We conducted a large-scale mesocosm experiment to quantify the impact of viruses on microbial communities and biogeochemical processes, during a major algal bloom, through a month-long time series combining single-cell assays, bulk biogeochemical measurements and microbial sequencing. By combining modelling and quantification of active viral infection at a single-cell resolution, we estimate that viral infection causes a 2–4 fold increase in per-cell rates of extracellular carbon release in the form of acidic polysaccharides and particulate inorganic carbon, two major contributors to carbon sinking in the deep ocean. This shows how microbial interactions happening at the molecular level can ultimately impact ecosystem processes related to carbon cycling, but also community composition. Co-first authors Flora and Matti wrote a “Behind The Paper” for it.

An Integrated View of Diatom Interactions

Flora Vincent & Chris Bowler

In this Chapter from ‘The Molecular Life of Diatoms” we highlight why diatoms, successful phytoplankton that play a major role in our ecosystem, are a great system to study the diversity and impact of microbial interactions across biological scales.

Visualising active viral infection reveals cell fates in synchronised algal bloom demise

Flora Vincent, Uri Steyn, Ziv Porat, Daniella Schatz and Assan Vardi

Despite years of research in aquatic virology, we remain unable to estimate viral-induced mortality in the ocean and, consequently, to resolve viral impact on nutrient fluxes and microbial dynamics. Here, we assess active infection in algal single cells by subcellular visualization of virus and host transcripts using imaging flow cytometry coupled to mRNA FISH, revealing the coexistence of infected and noninfected subpopulations. We revisit major assumptions of a giant virus’ life cycle: cells can produce virions without lysing and can lyse without producing virions. In a natural algal bloom, only 25% of cells were infected, highlighting the importance of other mortality agents. Enrichment of infected cells in cell aggregates suggests potential host defence strategies. Our approach opens a mechanistic dimension to the study of microbial interactions, by developing single-cell ecology approaches in marine microbiology.
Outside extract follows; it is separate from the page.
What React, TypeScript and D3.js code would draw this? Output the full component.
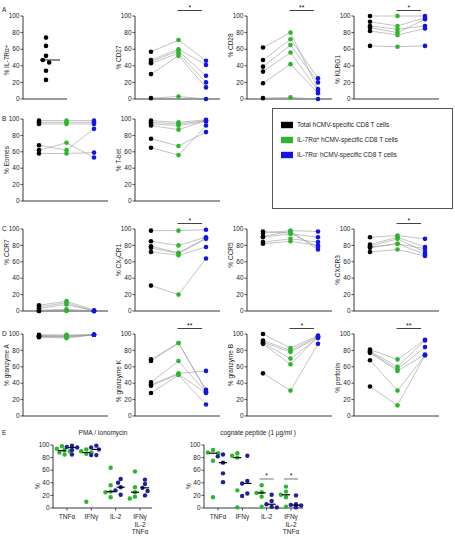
import React from "react";
import * as d3 from "d3";

const FONT = "Liberation Sans, Arial, sans-serif";
const GROUPS = ["total", "pos", "neg"];
const COL: Record<string, string> = { total: "#000000", pos: "#2db52d", neg: "#1414e6" };
const E_COL: Record<string, string> = { pos: "#2db52d", neg: "#1f1f9e" };
const Y_TICKS = [0, 20, 40, 60, 80, 100];

// ---- Data (percent) ----
const IL7RA = [74, 64, 52, 47, 44, 34, 23];

const CD27_T = [57, 47, 45, 43, 30, 1];
const CD27_P = [71, 60, 58, 55, 52, 3];
const CD27_N = [46, 41, 28, 20, 14, 0];

const CD28_T = [62, 47, 39, 33, 19, 1];
const CD28_P = [80, 72, 65, 56, 42, 2];
const CD28_N = [12, 25, 20, 10, 7, 0];

const KLRG1_T = [100, 93, 88, 86, 82, 64];
const KLRG1_P = [100, 88, 84, 80, 77, 63];
const KLRG1_N = [100, 98, 88, 96, 85, 64];

const EOMES_T = [98, 96, 94, 68, 62, 58];
const EOMES_P = [98, 96, 94, 62, 71, 58];
const EOMES_N = [98, 96, 94, 88, 53, 59];

const TBET_T = [98, 96, 94, 92, 76, 65];
const TBET_P = [96, 94, 92, 87, 67, 56];
const TBET_N = [99, 98, 97, 98, 84, 92];

const CCR7_T = [7, 5, 3, 1, 0, 0];
const CCR7_P = [12, 10, 8, 2, 1, 0];
const CCR7_N = [1, 0, 0, 0, 0, 0];

const CX3CR1_T = [98, 85, 79, 77, 72, 31];
const CX3CR1_P = [98, 80, 71, 70, 68, 20];
const CX3CR1_N = [99, 90, 89, 88, 78, 64];

const CCR5_T = [97, 95, 91, 90, 84, 82];
const CCR5_P = [95, 98, 97, 94, 88, 85];
const CCR5_N = [78, 97, 75, 90, 84, 80];

const CXCR3_T = [90, 81, 79, 78, 77, 72];
const CXCR3_P = [92, 90, 88, 82, 82, 75];
const CXCR3_N = [88, 78, 72, 76, 69, 67];

const GZMA_T = [99, 98, 97, 96, 98, 97];
const GZMA_P = [99, 97, 96, 95, 98, 97];
const GZMA_N = [99, 99, 99, 99, 99, 99];

const GZMK_T = [69, 67, 41, 38, 37, 28];
const GZMK_P = [89, 89, 67, 52, 51, 50];
const GZMK_N = [32, 30, 29, 55, 28, 14];

const GZMB_T = [100, 92, 90, 89, 88, 52];
const GZMB_P = [83, 80, 78, 70, 63, 31];
const GZMB_N = [98, 97, 96, 95, 97, 88];

const PERF_T = [81, 79, 78, 77, 68, 36];
const PERF_P = [69, 60, 57, 55, 31, 13];
const PERF_N = [93, 92, 84, 75, 74, 74];

// Panel E
const E_CATS = ["TNFα", "IFNγ", "IL-2", "IFNγ\nIL-2\nTNFα"];
const PMA_POS = [
  [98, 94, 92, 90, 88, 85],
  [93, 90, 88, 86, 10],
  [64, 36, 26, 25, 17],
  [58, 33, 25, 18, 15],
];
const PMA_NEG = [
  [99, 97, 96, 92, 85],
  [99, 96, 93, 84, 84],
  [46, 40, 33, 28, 21],
  [45, 38, 32, 27, 20],
];
const COG_POS = [
  [92, 88, 87, 75, 17],
  [87, 83, 80, 28, 1],
  [36, 25, 24, 18, 2],
  [34, 26, 21, 17, 2],
];
const COG_NEG = [
  [85, 82, 72, 55, 41],
  [83, 43, 39, 23, 19],
  [21, 11, 6, 2, 1],
  [20, 6, 5, 4, 2, 1],
];
const COG_SIG = [false, false, true, true];

const LEGEND = [
  { key: "total", label: "Total hCMV-specific CD8 T cells", sup: "" },
  { key: "pos", label: "IL-7Rα", sup: "+", rest: " hCMV-specific CD8 T cells" },
  { key: "neg", label: "IL-7Rα", sup: "-", rest: " hCMV-specific CD8 T cells" },
];

const ROWS = [
  { top: 16, bot: 99 },
  { top: 119, bot: 201 },
  { top: 229, bot: 311 },
  { top: 334, bot: 416 },
];
const COLS = [23, 135, 247, 354];

type PanelDef = {
  row: number; col: number; title: React.ReactNode; tc?: number;
  t: number[]; p: number[]; n: number[]; sig?: string;
};

const PANELS: PanelDef[] = [
  { row: 0, col: 1, title: "% CD27", t: CD27_T, p: CD27_P, n: CD27_N, sig: "*" },
  { row: 0, col: 2, title: "% CD28", tc: -12, t: CD28_T, p: CD28_P, n: CD28_N, sig: "**" },
  { row: 0, col: 3, title: "% KLRG1", tc: 12, t: KLRG1_T, p: KLRG1_P, n: KLRG1_N, sig: "*" },
  { row: 1, col: 0, title: "% Eomes", t: EOMES_T, p: EOMES_P, n: EOMES_N },
  { row: 1, col: 1, title: "% T-bet", t: TBET_T, p: TBET_P, n: TBET_N },
  { row: 2, col: 0, title: "% CCR7", tc: -18, t: CCR7_T, p: CCR7_P, n: CCR7_N },
  { row: 2, col: 1, title: "CX3CR1", tc: -10, t: CX3CR1_T, p: CX3CR1_P, n: CX3CR1_N, sig: "*" },
  { row: 2, col: 2, title: "% CCR5", tc: -15, t: CCR5_T, p: CCR5_P, n: CCR5_N },
  { row: 2, col: 3, title: "% CXCR3", tc: 0, t: CXCR3_T, p: CXCR3_P, n: CXCR3_N, sig: "*" },
  { row: 3, col: 0, title: "% granzyme A", tc: -10, t: GZMA_T, p: GZMA_P, n: GZMA_N },
  { row: 3, col: 1, title: "% granzyme K", tc: 6, t: GZMK_T, p: GZMK_P, n: GZMK_N, sig: "**" },
  { row: 3, col: 2, title: "% granzyme B", tc: -10, t: GZMB_T, p: GZMB_P, n: GZMB_N, sig: "*" },
  { row: 3, col: 3, title: "% perforin", tc: 3, t: PERF_T, p: PERF_P, n: PERF_N, sig: "**" },
];

const AXIS = "#222";
const FS = 6.5;

function YAxis({ x, y }: { x: number; y: d3.ScaleLinear<number, number> }) {
  const [b, t] = y.range();
  return (
    <g>
      <line x1={x} x2={x} y1={b} y2={t} stroke={AXIS} strokeWidth={0.9} />
      {Y_TICKS.map((v) => (
        <g key={v}>
          <line x1={x - 2.5} x2={x} y1={y(v)} y2={y(v)} stroke={AXIS} strokeWidth={0.8} />
          <text x={x - 3.5} y={y(v)} dy="0.35em" textAnchor="end" fontSize={FS} fill="#222">{v}</text>
        </g>
      ))}
    </g>
  );
}

function Title({ x, cy, children }: { x: number; cy: number; children: React.ReactNode }) {
  return (
    <text transform={`translate(${x},${cy}) rotate(-90)`} textAnchor="middle" fontSize={FS} fill="#222">
      {children}
    </text>
  );
}

function DonorPanel({ def }: { def: PanelDef }) {
  const r = ROWS[def.row];
  const ax = COLS[def.col];
  const y = d3.scaleLinear().domain([0, 100]).range([r.bot, r.top]);
  const x = d3.scalePoint<string>().domain(GROUPS).range([ax + 16, ax + 71]);
  const sets: Record<string, number[]> = { total: def.t, pos: def.p, neg: def.n };
  const line = d3.line<[string, number]>().x((d) => x(d[0])!).y((d) => y(d[1]));
  const cy = (r.top + r.bot) / 2 + (def.tc || 0);
  const title = def.title === "CX3CR1"
    ? (<>% CX<tspan fontSize={4.5} dy={1.5}>3</tspan><tspan dy={-1.5}>CR1</tspan></>)
    : def.title;
  return (
    <g>
      <YAxis x={ax} y={y} />
      <line x1={ax} x2={ax + 85} y1={r.bot} y2={r.bot} stroke={AXIS} strokeWidth={0.9} />
      <Title x={ax - 14} cy={cy}>{title}</Title>
      {def.t.map((_, i) => (
        <path key={i} d={line(GROUPS.map((g) => [g, sets[g][i]] as [string, number]))!}
          fill="none" stroke="#9a9a9a" strokeWidth={0.6} />
      ))}
      {GROUPS.map((g) => sets[g].map((v, i) => (
        <circle key={g + i} cx={x(g)} cy={y(v)} r={2.3} fill={COL[g]} />
      )))}
      {def.sig && (
        <g>
          <line x1={x("pos")! - 1} x2={x("neg")! - 4} y1={r.top - 5.5} y2={r.top - 5.5} stroke="#111" strokeWidth={0.8} />
          <text x={(x("pos")! + x("neg")! - 5) / 2} y={r.top - 6.5} textAnchor="middle" fontSize={7} fill="#111">{def.sig}</text>
        </g>
      )}
    </g>
  );
}

function IL7Panel() {
  const r = ROWS[0];
  const ax = COLS[0];
  const y = d3.scaleLinear().domain([0, 100]).range([r.bot, r.top]);
  const cx = ax + 23;
  const med = d3.median(IL7RA)!;
  const pts = swarm(IL7RA, y, cx, 3.2, 4.2);
  return (
    <g>
      <YAxis x={ax} y={y} />
      <line x1={ax} x2={ax + 44} y1={r.bot} y2={r.bot} stroke={AXIS} strokeWidth={0.9} />
      <Title x={ax - 14} cy={60}>% IL-7Rα+</Title>
      <line x1={cx - 6} x2={cx + 14} y1={y(med)} y2={y(med)} stroke="#000" strokeWidth={0.9} />
      {pts.map((p, i) => <circle key={i} cx={p[0]} cy={p[1]} r={2.3} fill="#000" />)}
    </g>
  );
}

function swarm(vals: number[], y: (v: number) => number, cx: number, step: number, minD: number) {
  const placed: [number, number][] = [];
  const sorted = [...vals].sort((a, b) => b - a);
  const cands = [0, -step, step, -2 * step, 2 * step, -3 * step, 3 * step];
  for (const v of sorted) {
    const py = y(v);
    let px = cx;
    for (const c of cands) {
      const tx = cx + c;
      if (placed.every((p) => Math.hypot(p[0] - tx, p[1] - py) >= minD)) { px = tx; break; }
    }
    placed.push([px, py]);
  }
  return placed;
}

function EPanel({ ax, title, titleX, pos, neg, sig }: {
  ax: number; title: React.ReactNode; titleX: number; pos: number[][]; neg: number[][]; sig?: boolean[];
}) {
  const y = d3.scaleLinear().domain([0, 100]).range([508, 445]);
  const x = d3.scalePoint<string>().domain(E_CATS).range([ax + 14, ax + 87]);
  return (
    <g>
      <YAxis x={ax} y={y} />
      <line x1={ax} x2={ax + 99} y1={508} y2={508} stroke={AXIS} strokeWidth={0.9} />
      <Title x={ax - 13} cy={486}>%</Title>
      <text x={titleX} y={433} dy="0.35em" textAnchor="middle" fontSize={FS} fill="#222">{title}</text>
      {E_CATS.map((c, ci) => {
        const cx = x(c)!;
        const gp = swarm(pos[ci], y, cx - 5, 2.6, 4.3);
        const gn = swarm(neg[ci], y, cx + 5, 2.6, 4.3);
        const mp = d3.median(pos[ci])!;
        const mn = d3.median(neg[ci])!;
        return (
          <g key={c}>
            <line x1={cx} x2={cx} y1={508} y2={510.5} stroke={AXIS} strokeWidth={0.8} />
            {c.split("\n").map((s, k) => (
              <text key={k} x={cx} y={517 + k * 7.5} dy="0.35em" textAnchor="middle" fontSize={FS} fill="#222">{s}</text>
            ))}
            {gp.map((p, i) => <circle key={"p" + i} cx={p[0]} cy={p[1]} r={2.2} fill={E_COL.pos} />)}
            {gn.map((p, i) => <circle key={"n" + i} cx={p[0]} cy={p[1]} r={2.2} fill={E_COL.neg} />)}
            <line x1={cx - 9} x2={cx - 1} y1={y(mp)} y2={y(mp)} stroke="#000" strokeWidth={1.2} />
            <line x1={cx + 1} x2={cx + 9} y1={y(mn)} y2={y(mn)} stroke="#000" strokeWidth={1.2} />
            {sig && sig[ci] && (
              <g>
                <line x1={cx - 7} x2={cx + 7} y1={479} y2={479} stroke="#555" strokeWidth={0.8} />
                <text x={cx} y={478} textAnchor="middle" fontSize={7} fill="#111">*</text>
              </g>
            )}
          </g>
        );
      })}
    </g>
  );
}

function Legend() {
  return (
    <g>
      <rect x={272.5} y={108.5} width={180} height={100} fill="none" stroke="#555" strokeWidth={1} />
      {LEGEND.map((l, i) => (
        <g key={l.key} transform={`translate(0,${125 + i * 15})`}>
          <rect x={281} y={-3.2} width={12} height={6.4} fill={COL[l.key]} />
          <text x={297} y={0} dy="0.35em" fontSize={FS} fill="#222">
            {l.label}
            {l.sup && <tspan fontSize={4.5} dy={-2.2}>{l.sup}</tspan>}
            {l.rest && <tspan dy={2.2}>{l.rest}</tspan>}
          </text>
        </g>
      ))}
    </g>
  );
}

export default function App() {
  const letters = [
    { t: "A", y: 10 }, { t: "B", y: 119 }, { t: "C", y: 229 }, { t: "D", y: 334 }, { t: "E", y: 433 },
  ];
  return (
    <svg width={455} height={540} style={{ position: "absolute", left: 0, top: 0, background: "#fff" }}
      fontFamily={FONT}>
      <rect x={0} y={0} width={455} height={540} fill="#fff" />
      {letters.map((l) => (
        <text key={l.t} x={2} y={l.y} dy="0.35em" fontSize={FS} fill="#222">{l.t}</text>
      ))}
      <IL7Panel />
      {PANELS.map((p, i) => <DonorPanel key={i} def={p} />)}
      <Legend />
      <EPanel ax={53} title="PMA / Ionomycin" titleX={103} pos={PMA_POS} neg={PMA_NEG} />
      <EPanel ax={204} title="cognate peptide (1 µg/ml )" titleX={258} pos={COG_POS} neg={COG_NEG} sig={COG_SIG} />
    </svg>
  );
}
The epibiotic life of the cosmopolitan diatom Fragilariopsis doliolus on heterotrophic ciliates in the open ocean

Flora J. Vincent, Sébastien Colin, Sarah Romac, Eleonora Scalco, Lucie Bittner, Yonara Garcia, Rubens M. Lopes, John R. Dolan, Adriana Zingone, Colomban de Vargas & Chris Bowler

Diatoms are a diverse and ecologically important group of phytoplankton. Although most species are considered free living, several are known to interact with other organisms within the plankton. Here, we leverage the heterogeneous Tara Oceans dataset to describe a cosmopolitan and abundant symbiosis between diatom and ciliates, which combines high-content confocal microscopy, live imaging and single-cell sorting. As this symbiosis cannot be grown in the lab, this encourages us to push forward the ability to study microbial symbioses directly in nature.